Posted 09.02.2009 at 17:41 by Hsiang
I’m writing this on the return flight from Singapore to Zurich, which is the only alone time I’ve had in the last 2 weeks; between catching up with friends, attending to administrative matters and overeating, my schedule hasn’t left me much time to ruminate on this visit, my first in 2 years, also my first Chinese new year in Singapore in 3 years. Then it all crystalised last night in a moment of retrospection: Paulo Coehlo’s little shepherd boy left home to seek the treasures of the world, only to come home and find everything he sought at his own doorstep. Mind, I’m no “boy” too, although i still sometimes behave like one. Ok, often.

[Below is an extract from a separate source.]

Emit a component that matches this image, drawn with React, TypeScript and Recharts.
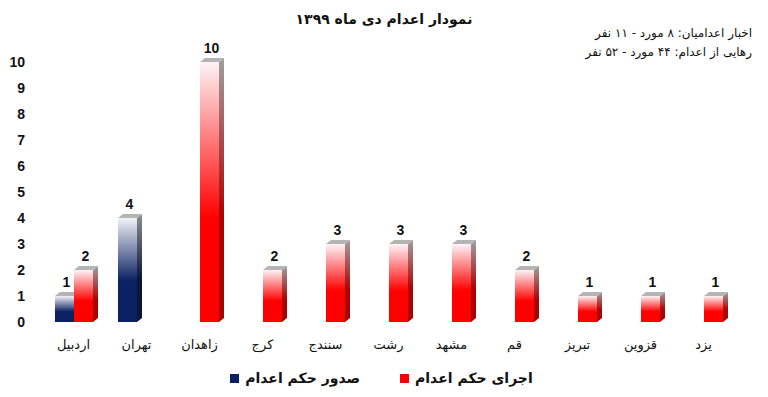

I missed out so much while I was away: pal’s wedding, his first child, beautiful beautiful little girl she is. Another close friend’s divorce. My folks hair turning grey. Death of an aunt. My socially awkward younger brother’s breakup and subsequent dyeing of hair. The setting fire to a local politician. Catching up afforded glimpses into relationships and memories that I’ve lost touch with, and it was a comforting feeling so familiar, it was as if I hadn’t left at all. How did I get on so long without this sense of belonging? Or did I recognize these feelings only because I’ve been away?
I know I’m not the only one to have left home to see the world, or simply to seek whatever it is that they are looking for. But I wonder, what their stories are, when and how did they know, it was right to stay, or time to go home, or move on elsewhere. And I’ve met many such people and wished them well, that they find whatever it is they are looking for. Or that whatever it is they are looking for finds them.
I caught up with old friends, shared a joke or 2 and a couple of beers, reminisced about old times, caught up on their lives. I miss all this, this history, people i know, and who know me. Perhaps I haven’t been here quite long enough, but Switzerland with its beautiful mountains and lakes isn’t quite home, at least not yet. Perhaps it is time for this shepherd boy from the island without sheep to move on or along.